* [Given task]: Report how many lines in the listing below include the word "this". Write nothing besides the number.

* [Recorded data]:
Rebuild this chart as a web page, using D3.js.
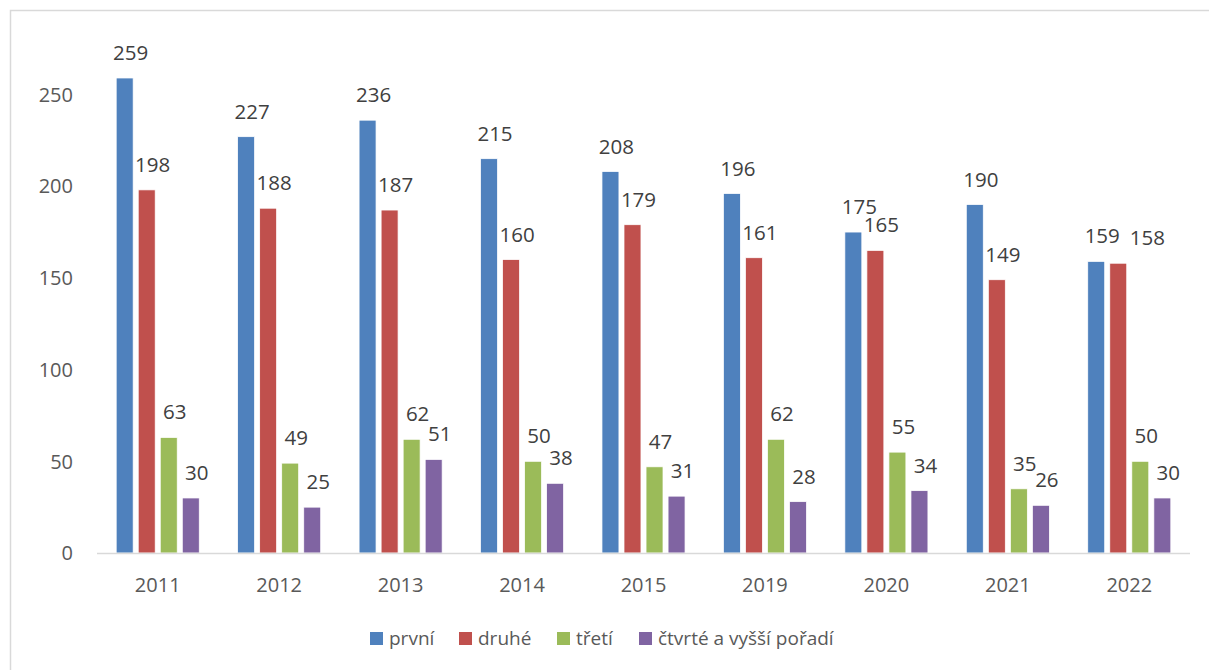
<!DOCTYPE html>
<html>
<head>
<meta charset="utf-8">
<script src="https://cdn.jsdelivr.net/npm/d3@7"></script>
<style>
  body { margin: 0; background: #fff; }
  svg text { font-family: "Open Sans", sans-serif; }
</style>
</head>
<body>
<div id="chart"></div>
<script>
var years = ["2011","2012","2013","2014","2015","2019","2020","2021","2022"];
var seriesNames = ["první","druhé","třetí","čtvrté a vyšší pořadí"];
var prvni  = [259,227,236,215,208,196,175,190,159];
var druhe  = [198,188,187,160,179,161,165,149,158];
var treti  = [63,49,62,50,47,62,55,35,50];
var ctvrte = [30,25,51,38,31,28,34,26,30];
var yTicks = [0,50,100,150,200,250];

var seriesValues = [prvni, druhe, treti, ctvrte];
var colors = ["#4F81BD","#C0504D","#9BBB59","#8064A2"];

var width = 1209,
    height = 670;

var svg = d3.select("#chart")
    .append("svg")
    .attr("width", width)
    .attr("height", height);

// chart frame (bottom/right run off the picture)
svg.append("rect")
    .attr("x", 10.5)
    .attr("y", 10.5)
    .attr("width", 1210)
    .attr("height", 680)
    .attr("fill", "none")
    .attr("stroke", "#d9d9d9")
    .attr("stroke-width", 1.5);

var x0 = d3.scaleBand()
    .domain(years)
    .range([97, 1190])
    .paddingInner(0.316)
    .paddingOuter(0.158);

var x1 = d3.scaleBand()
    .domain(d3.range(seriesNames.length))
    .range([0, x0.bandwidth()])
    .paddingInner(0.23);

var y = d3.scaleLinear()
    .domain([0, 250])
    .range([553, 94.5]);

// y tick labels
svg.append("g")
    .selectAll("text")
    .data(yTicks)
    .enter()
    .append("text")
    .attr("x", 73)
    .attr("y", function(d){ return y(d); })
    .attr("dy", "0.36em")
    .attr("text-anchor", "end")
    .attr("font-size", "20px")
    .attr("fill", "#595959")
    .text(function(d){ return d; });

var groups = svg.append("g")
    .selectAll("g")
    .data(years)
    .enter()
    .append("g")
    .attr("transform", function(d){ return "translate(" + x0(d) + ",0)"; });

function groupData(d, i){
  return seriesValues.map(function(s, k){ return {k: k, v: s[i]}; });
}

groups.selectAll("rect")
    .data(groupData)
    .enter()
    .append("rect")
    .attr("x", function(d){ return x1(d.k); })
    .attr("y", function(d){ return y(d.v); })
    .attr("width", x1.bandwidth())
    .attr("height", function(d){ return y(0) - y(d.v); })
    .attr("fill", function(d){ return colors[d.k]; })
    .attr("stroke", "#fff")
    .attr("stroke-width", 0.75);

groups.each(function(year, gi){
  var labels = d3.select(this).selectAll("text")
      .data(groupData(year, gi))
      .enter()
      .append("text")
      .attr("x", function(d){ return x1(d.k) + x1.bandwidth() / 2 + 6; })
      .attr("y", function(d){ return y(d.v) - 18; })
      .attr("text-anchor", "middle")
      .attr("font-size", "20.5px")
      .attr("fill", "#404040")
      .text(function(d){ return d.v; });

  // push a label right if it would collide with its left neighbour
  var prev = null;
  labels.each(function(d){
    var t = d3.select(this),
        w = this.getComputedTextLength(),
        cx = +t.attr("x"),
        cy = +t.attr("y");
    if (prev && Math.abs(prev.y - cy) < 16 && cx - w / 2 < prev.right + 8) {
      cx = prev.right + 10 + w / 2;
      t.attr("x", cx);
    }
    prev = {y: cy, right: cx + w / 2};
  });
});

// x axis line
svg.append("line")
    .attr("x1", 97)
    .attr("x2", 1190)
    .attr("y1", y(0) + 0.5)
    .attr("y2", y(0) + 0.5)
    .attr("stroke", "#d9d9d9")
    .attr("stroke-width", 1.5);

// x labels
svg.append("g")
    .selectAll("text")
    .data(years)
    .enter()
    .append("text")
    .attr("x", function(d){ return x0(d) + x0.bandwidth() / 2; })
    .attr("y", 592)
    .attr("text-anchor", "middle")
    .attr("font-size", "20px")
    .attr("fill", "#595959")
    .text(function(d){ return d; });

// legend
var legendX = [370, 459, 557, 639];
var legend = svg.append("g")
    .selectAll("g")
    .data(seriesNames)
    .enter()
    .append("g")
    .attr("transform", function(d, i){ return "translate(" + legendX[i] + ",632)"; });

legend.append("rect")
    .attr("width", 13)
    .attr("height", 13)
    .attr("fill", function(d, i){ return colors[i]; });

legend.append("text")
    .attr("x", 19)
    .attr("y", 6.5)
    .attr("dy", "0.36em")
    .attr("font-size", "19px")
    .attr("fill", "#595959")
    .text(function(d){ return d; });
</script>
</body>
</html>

* [The result]: 4